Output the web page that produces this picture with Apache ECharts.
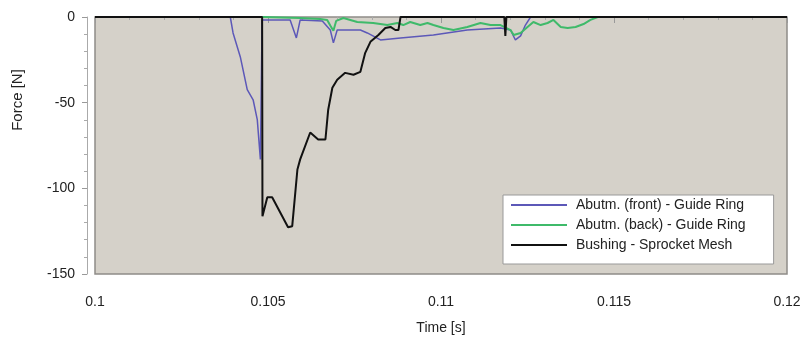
<!DOCTYPE html>
<html>
<head>
<meta charset="utf-8">
<script src="https://cdn.jsdelivr.net/npm/echarts@6/dist/echarts.min.js"></script>
<style>html,body{margin:0;padding:0;background:#fff}#c{width:809px;height:340px}</style>
</head>
<body>
<div id="c"></div>
<script>
// Series data: [time (s), force (N)]
const frontTime  = [0.1, 0.10391, 0.10399, 0.10420, 0.10440, 0.10457, 0.10469, 0.10478, 0.10483, 0.10487, 0.10564, 0.10582, 0.10593, 0.10657, 0.10680, 0.10689, 0.10700, 0.10767, 0.10787, 0.10825, 0.10883, 0.10978, 0.11076, 0.11172, 0.11201, 0.11215, 0.11230, 0.11244, 0.11259, 0.12];
const frontForce = [0, 0, -9.3, -23.3, -42.4, -48.3, -59.9, -83.1, -1.7, -0.6, -1.7, -12.2, -1.7, -2.3, -7.6, -15.1, -7.6, -7.6, -9.3, -13.4, -12.2, -10.5, -7.6, -6.4, -7.6, -13.4, -11.0, -4.7, 0, 0];

const backTime  = [0.1, 0.10486, 0.10593, 0.10651, 0.10671, 0.10680, 0.10689, 0.10697, 0.10718, 0.10758, 0.10804, 0.10845, 0.10874, 0.10891, 0.10911, 0.10940, 0.10961, 0.10978, 0.11007, 0.11036, 0.11076, 0.11114, 0.11143, 0.11172, 0.11201, 0.11210, 0.11230, 0.11250, 0.11267, 0.11288, 0.11308, 0.11325, 0.11346, 0.11366, 0.11389, 0.11412, 0.11432, 0.11453, 0.12];
const backForce = [0, 0, -0.6, -1.2, -1.7, -5.0, -8.0, -2.3, -0.6, -2.9, -3.5, -4.7, -3.5, -4.7, -2.9, -4.7, -3.5, -4.7, -6.4, -7.6, -5.8, -3.5, -4.7, -4.7, -7.6, -10.5, -9.3, -5.8, -2.9, -4.7, -3.5, -1.7, -5.8, -6.4, -5.8, -4.1, -1.7, 0, 0];

const bushTime  = [0.1, 0.10483, 0.10484, 0.10498, 0.10512, 0.10558, 0.10570, 0.10585, 0.10593, 0.10622, 0.10645, 0.10666, 0.10674, 0.10686, 0.10700, 0.10723, 0.10747, 0.10767, 0.10781, 0.10796, 0.10819, 0.10839, 0.10854, 0.10868, 0.10877, 0.10883, 0.11183, 0.11186, 0.11189, 0.12];
const bushForce = [0, 0, -116.3, -105.2, -105.2, -122.7, -122.1, -89.0, -83.1, -67.4, -71.5, -71.5, -54.1, -41.3, -36.6, -32.6, -33.7, -32.0, -20.9, -14.5, -10.5, -6.4, -5.8, -7.6, -7.6, 0, 0, -11, 0, 0];

const seriesNames = ['Abutm. (front) - Guide Ring', 'Abutm. (back) - Guide Ring', 'Bushing - Sprocket Mesh'];
const xTicks = [0.1, 0.105, 0.11, 0.115, 0.12];
const yTicks = [-150, -100, -50, 0];

const zip = (a, b) => a.map((v, i) => [v, b[i]]);
const chart = echarts.init(document.getElementById('c'));
const font = 'Liberation Sans, Arial, sans-serif';
const lineIcon = 'path://M0,0 L56,0 L56,2 L0,2 Z';
chart.setOption({
  animation: false,
  backgroundColor: '#fff',
  grid: { left: 95, right: 22, top: 17, bottom: 65, show: true, backgroundColor: '#d5d1c9', borderColor: '#8e8c88', borderWidth: 1.5 },
  xAxis: {
    type: 'value', min: xTicks[0], max: xTicks[xTicks.length - 1], interval: 0.005, offset: 8,
    name: 'Time [s]', nameLocation: 'middle', nameGap: 39,
    nameTextStyle: { fontFamily: font, fontSize: 14, color: '#222' },
    axisLine: { show: false },
    axisTick: { show: true, length: 6, lineStyle: { color: '#999' } },
    minorTick: { show: true, splitNumber: 5, length: 3, lineStyle: { color: '#aaa' } },
    splitLine: { show: false },
    axisLabel: { fontFamily: font, fontSize: 14, color: '#222', margin: 13, formatter: v => String(+v.toFixed(3)) }
  },
  yAxis: {
    type: 'value', min: yTicks[0], max: yTicks[yTicks.length - 1], interval: 50, offset: 8,
    axisLine: { show: true, lineStyle: { color: '#aaa' } },
    axisTick: { show: true, length: 5, lineStyle: { color: '#999' } },
    minorTick: { show: true, splitNumber: 5, length: 3, lineStyle: { color: '#aaa' } },
    splitLine: { show: false },
    axisLabel: { fontFamily: font, fontSize: 14, color: '#222', margin: 12 }
  },
  graphic: [{
    type: 'text', x: 18, y: 100, rotation: Math.PI / 2,
    style: { text: 'Force [N]', fontFamily: font, fontSize: 15, fill: '#222', align: 'center', verticalAlign: 'middle' }
  }],
  legend: {
    orient: 'vertical', left: 503, top: 195,
    backgroundColor: '#fff', borderColor: '#999', borderWidth: 1,
    padding: [3, 28, 12, 8], itemGap: 6, itemWidth: 56, itemHeight: 2,
    icon: lineIcon,
    textStyle: { fontFamily: font, fontSize: 14, color: '#222', padding: [0, 0, 0, 4] },
    data: seriesNames
  },
  series: [
    { name: seriesNames[0], type: 'line', data: zip(frontTime, frontForce), showSymbol: false, symbol: 'none', lineStyle: { color: '#5c58b8', width: 1.5 }, itemStyle: { color: '#5c58b8' }, z: 2 },
    { name: seriesNames[1], type: 'line', data: zip(backTime, backForce), showSymbol: false, symbol: 'none', lineStyle: { color: '#3fba6a', width: 2 }, itemStyle: { color: '#3fba6a' }, z: 3 },
    { name: seriesNames[2], type: 'line', data: zip(bushTime, bushForce), showSymbol: false, symbol: 'none', lineStyle: { color: '#111', width: 2 }, itemStyle: { color: '#111' }, z: 4 }
  ]
});
</script>
</body>
</html>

------------------------------------------------------------------------

## What you need to do
Repeat the lines exactly as they stand, from the opening line of the data through the line with "-4.1, -1.7, 0, 0];". Pictures stay out of the copy.

## Full response
Output the web page that produces this picture with Apache ECharts.
<!DOCTYPE html>
<html>
<head>
<meta charset="utf-8">
<script src="https://cdn.jsdelivr.net/npm/echarts@6/dist/echarts.min.js"></script>
<style>html,body{margin:0;padding:0;background:#fff}#c{width:809px;height:340px}</style>
</head>
<body>
<div id="c"></div>
<script>
// Series data: [time (s), force (N)]
const frontTime  = [0.1, 0.10391, 0.10399, 0.10420, 0.10440, 0.10457, 0.10469, 0.10478, 0.10483, 0.10487, 0.10564, 0.10582, 0.10593, 0.10657, 0.10680, 0.10689, 0.10700, 0.10767, 0.10787, 0.10825, 0.10883, 0.10978, 0.11076, 0.11172, 0.11201, 0.11215, 0.11230, 0.11244, 0.11259, 0.12];
const frontForce = [0, 0, -9.3, -23.3, -42.4, -48.3, -59.9, -83.1, -1.7, -0.6, -1.7, -12.2, -1.7, -2.3, -7.6, -15.1, -7.6, -7.6, -9.3, -13.4, -12.2, -10.5, -7.6, -6.4, -7.6, -13.4, -11.0, -4.7, 0, 0];

const backTime  = [0.1, 0.10486, 0.10593, 0.10651, 0.10671, 0.10680, 0.10689, 0.10697, 0.10718, 0.10758, 0.10804, 0.10845, 0.10874, 0.10891, 0.10911, 0.10940, 0.10961, 0.10978, 0.11007, 0.11036, 0.11076, 0.11114, 0.11143, 0.11172, 0.11201, 0.11210, 0.11230, 0.11250, 0.11267, 0.11288, 0.11308, 0.11325, 0.11346, 0.11366, 0.11389, 0.11412, 0.11432, 0.11453, 0.12];
const backForce = [0, 0, -0.6, -1.2, -1.7, -5.0, -8.0, -2.3, -0.6, -2.9, -3.5, -4.7, -3.5, -4.7, -2.9, -4.7, -3.5, -4.7, -6.4, -7.6, -5.8, -3.5, -4.7, -4.7, -7.6, -10.5, -9.3, -5.8, -2.9, -4.7, -3.5, -1.7, -5.8, -6.4, -5.8, -4.1, -1.7, 0, 0];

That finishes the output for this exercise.